The next Lululemon, Shake Shack or SoulCycle may have just had its first taste of the spotlight at this year's ICR Conference. And this time, there may have been more sets of eyes watching the show.
The event, which was held this week in Florida, puts fast-growing companies in front of prospective investors and can signal an initial public offering is in the near future: Of last year’s private-company attendees, budget gym operator Planet Fitness, retailer Ollie’s Bargain Outlet and restaurant chain Wingstop are now public.
For those too small or not-yet-ready for an IPO, it’s a chance to raise their profile with dealmakers and drum up heightened interest from private-equity firms and other investors. This year's lineup included the likes of restaurant and entertainment operator Punch Bowl Social, boutique fitness group JoyRide Cycling Studio, nut-free snack maker Skeeter Snacks and specialty beverage Blossom Water.
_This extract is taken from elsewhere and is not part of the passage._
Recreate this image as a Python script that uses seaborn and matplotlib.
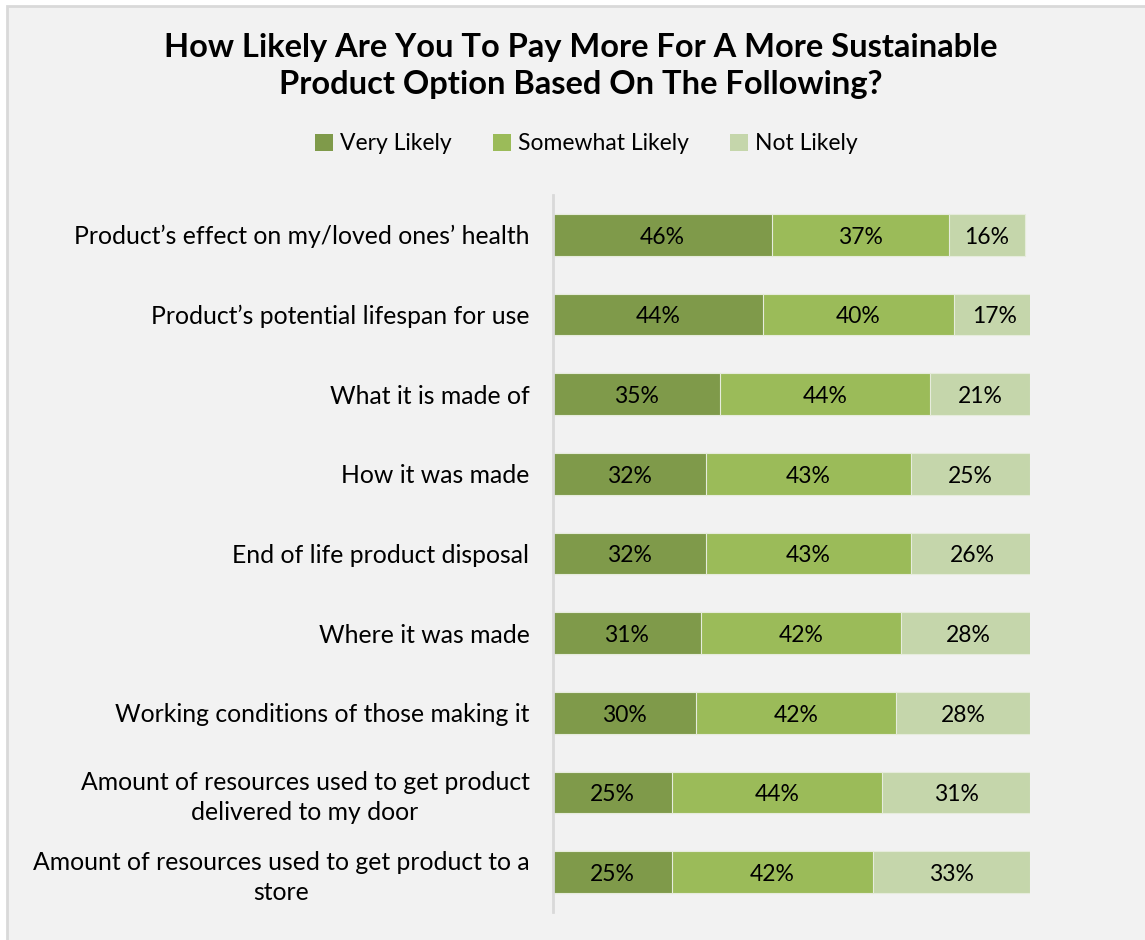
import matplotlib
matplotlib.use("Agg")
import matplotlib.pyplot as plt
import matplotlib.patches as mpatches
import seaborn as sns
import pandas as pd
import numpy as np

categories = [
    "Product\u2019s effect on my/loved ones\u2019 health",
    "Product\u2019s potential lifespan for use",
    "What it is made of",
    "How it was made",
    "End of life product disposal",
    "Where it was made",
    "Working conditions of those making it",
    "Amount of resources used to get product\ndelivered to my door",
    "Amount of resources used to get product to a\nstore",
]
very_likely = [46, 44, 35, 32, 32, 31, 30, 25, 25]
somewhat_likely = [37, 40, 44, 43, 43, 42, 42, 44, 42]
not_likely = [16, 17, 21, 25, 26, 28, 28, 31, 33]
series_names = ["Very Likely", "Somewhat Likely", "Not Likely"]
colors = ["#7F9A4A", "#9BBB59", "#C5D6AB"]

title = "How Likely Are You To Pay More For A More Sustainable\nProduct Option Based On The Following?"

sns.set_theme(style="white")
plt.rcParams["font.family"] = ["Lato", "DejaVu Sans"]

df = pd.DataFrame({
    "category": categories,
    "vl": very_likely,
    "sl": somewhat_likely,
    "nl": not_likely,
})
df["c1"] = df["vl"]
df["c2"] = df["vl"] + df["sl"]
df["c3"] = df["vl"] + df["sl"] + df["nl"]

bg = "#F2F2F2"
fig = plt.figure(figsize=(11.45, 9.4), dpi=100, facecolor="white")

# chart frame on a light gray panel
panel = mpatches.Rectangle((7 / 1145, -0.01), 1.2, 1 - 6 / 940 + 0.01,
                           transform=fig.transFigure, facecolor=bg,
                           edgecolor="#D9D9D9", linewidth=2, zorder=-10)
fig.patches.append(panel)

ax = fig.add_axes([553 / 1145, 28 / 940, 477 / 1145, 717 / 940])
ax.set_zorder(5)
ax.patch.set_visible(False)

# stacked bars: draw cumulative totals from widest to narrowest
for col, color in zip(["c3", "c2", "c1"], colors[::-1]):
    sns.barplot(data=df, x=col, y="category", orient="h", color=color,
                width=0.52, edgecolor="#E6ECDC", linewidth=0.8, ax=ax,
                saturation=1)

# value labels centred in each segment
for i, row in df.iterrows():
    starts = [0, row["vl"], row["vl"] + row["sl"]]
    vals = [row["vl"], row["sl"], row["nl"]]
    for s, v in zip(starts, vals):
        ax.text(s + v / 2, i + 0.03, f"{v}%", ha="center", va="center",
                fontsize=16.5, color="black")

ax.set_xlim(0, 100)
ax.set_ylim(8.5, -0.5)
ax.set_xlabel("")
ax.set_ylabel("")
ax.set_xticks([])
ax.tick_params(axis="y", length=0, pad=17, labelsize=17.8, labelcolor="black")
for lab in ax.get_yticklabels():
    lab.set_multialignment("center")
    lab.set_linespacing(1.35)
for side in ["top", "right", "bottom"]:
    ax.spines[side].set_visible(False)
ax.spines["left"].set_color("#D9D9D9")
ax.spines["left"].set_linewidth(2)

handles = [mpatches.Patch(facecolor=c, edgecolor="none") for c in colors]
leg = fig.legend(handles, series_names, loc="center", ncol=3,
                 bbox_to_anchor=(0.512, 1 - 144 / 940), frameon=False,
                 fontsize=16.5, handlelength=0.8, handleheight=0.8,
                 handletextpad=0.3, columnspacing=1.8)
for t in leg.get_texts():
    t.set_color("black")

fig.text(0.507, 1 - 66 / 940, title, ha="center", va="center",
         fontsize=23.5, fontweight="bold", color="black", linespacing=1.35)

fig.savefig("out.png", dpi=100, facecolor="white")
Private-equity firms, which aim to drive growth through operational improvements such as expanding distribution channels, enhancing product lines or opening new locations, will no doubt be kicking the tires on these businesses. If an investment is successful, big profits beckon when the company goes public or is sold to a larger private-equity firm or corporate buyer.
But those corporate buyers are wising up. In recent months, some have stepped in earlier than usual by acquiring stakes in small private companies, making potential takeovers cheaper than they would otherwise be.
Though those deals stand to dent private-equity returns, they also give firms a clear path to sell within a predetermined time frame (usually around five years) which can be helpful if volatile or slumping equity markets make an IPO (and follow-on block trades) challenging.
In November, Hain Celestial Group took a stake in Chopt Creative Salad Company alongside private-equity firm Catterton and three other investors. A month earlier, Whole Foods Market invested in Mendocino Farms, an upscale sandwich chain (with only 11 stores) that already had private-equity backing. Also in October, Jollibee Foods of the Philippines spent $100 million on a 40 percent stake in fast-casual restaurant chain Smashburger, which also had private-equity roots.
If more so-called strategics like cash-rich Monster Beverage or the recently-acquisitive Post Holdings pounce on stakes in such companies earlier, private-equity firms -- while unlikely to be left out of deals completely -- could be left thirsting for more.
This column does not necessarily reflect the opinion of Bloomberg LP and its owners.